# [Task brief]
Retype only what runs from the beginning of the data through the line with "Chart.register(...registerables);"; please omit the pictures and keep every line exact.

# [Given information]
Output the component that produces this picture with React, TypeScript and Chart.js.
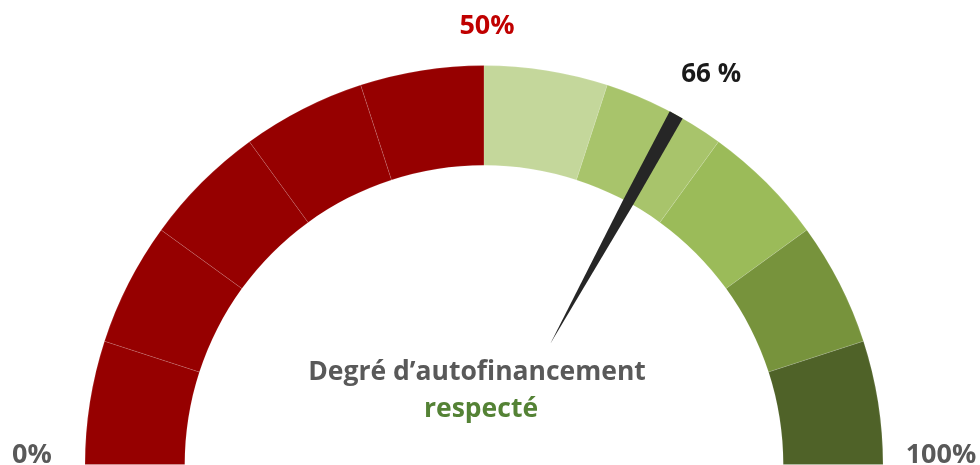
import React, { useEffect, useRef } from "react";
import { Chart, registerables } from "chart.js";

Chart.register(...registerables);

// ---- data ----
const segmentLabels = ["0–10", "10–20", "20–30", "30–40", "40–50", "50–60", "60–70", "70–80", "80–90", "90–100"];
const segmentValues = [10, 10, 10, 10, 10, 10, 10, 10, 10, 10];
const segmentColors = [
  "#960000", "#960000", "#960000", "#960000", "#960000",
  "#c4d79b", "#a8c46b", "#9bbb59", "#77933c", "#4f6228",
];
const needleValue = 66;
const needleText = "66 %";
const minLabel = "0%";
const midLabel = "50%";
const maxLabel = "100%";
const titleLine1 = "Degré d’autofinancement";
const titleLine2 = "respecté";

const FONT = "'Open Sans', 'Liberation Sans', sans-serif";

const gaugePlugin = {
  id: "gaugeExtras",
  afterDatasetsDraw(chart: any) {
    const meta = chart.getDatasetMeta(0);
    const arc = meta.data[0];
    if (!arc) return;
    const { x: cx, y: cy, outerRadius: R, innerRadius: r } = arc.getProps(
      ["x", "y", "outerRadius", "innerRadius"],
      true
    );
    const total = segmentValues.reduce((a, b) => a + b, 0);
    const frac = needleValue / total;
    const a = Math.PI + frac * Math.PI;
    const hw = 0.0185;
    const pt = (rad: number, ang: number) => [cx + rad * Math.cos(ang), cy + rad * Math.sin(ang)];
    const ctx = chart.ctx;
    ctx.save();
    // needle
    const tip = pt(R * 0.345, a);
    const il = pt(r, a - hw);
    const ol = pt(R, a - hw);
    const or = pt(R, a + hw);
    const ir = pt(r, a + hw);
    ctx.beginPath();
    ctx.moveTo(tip[0], tip[1]);
    ctx.lineTo(il[0], il[1]);
    ctx.lineTo(ol[0], ol[1]);
    ctx.lineTo(or[0], or[1]);
    ctx.lineTo(ir[0], ir[1]);
    ctx.closePath();
    ctx.fillStyle = "#262626";
    ctx.fill();

    // labels
    ctx.textBaseline = "alphabetic";
    ctx.font = `bold 27px ${FONT}`;
    ctx.textAlign = "center";
    ctx.fillStyle = "#c00000";
    ctx.fillText(midLabel, cx + 3, cy - R - 32);

    ctx.fillStyle = "#595959";
    ctx.fillText(minLabel, cx - R - 53, cy - 2);
    ctx.fillText(maxLabel, cx + R + 58, cy - 2);

    const tipOuter = pt(R, a);
    ctx.textAlign = "left";
    ctx.fillStyle = "#1a1a1a";
    ctx.font = `bold 26px ${FONT}`;
    ctx.fillText(needleText, tipOuter[0] + 5, tipOuter[1] - 33);

    ctx.textAlign = "center";
    ctx.font = `bold 26.5px ${FONT}`;
    ctx.fillStyle = "#595959";
    ctx.fillText(titleLine1, cx - 7, cy - 85);
    ctx.fillStyle = "#548235";
    ctx.fillText(titleLine2, cx - 3, cy - 48);
    ctx.restore();
  },
};

export default function App() {
  const ref = useRef<HTMLCanvasElement | null>(null);
  useEffect(() => {
    if (!ref.current) return;
    const chart = new Chart(ref.current, {
      type: "doughnut",
      data: {
        labels: segmentLabels,
        datasets: [
          {
            data: segmentValues,
            backgroundColor: segmentColors,
            borderColor: "rgba(255,255,255,0.12)",
            borderWidth: 1,
          },
        ],
      },
      options: {
        responsive: false,
        animation: false,
        rotation: -90,
        circumference: 180,
        cutout: "75%",
        layout: { padding: { left: 0, right: 12, top: 65, bottom: 0 } },
        plugins: {
          legend: { display: false },
          tooltip: { enabled: false },
        },
      },
      plugins: [gaugePlugin],
    });
    return () => chart.destroy();
  }, []);
  return (
    <div style={{ position: "absolute", left: 0, top: 0, width: 980, height: 465, background: "#fff" }}>
      <canvas ref={ref} width={980} height={465} />
    </div>
  );
}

# [Completed exercise]
Output the component that produces this picture with React, TypeScript and Chart.js.
import React, { useEffect, useRef } from "react";
import { Chart, registerables } from "chart.js";

Chart.register(...registerables);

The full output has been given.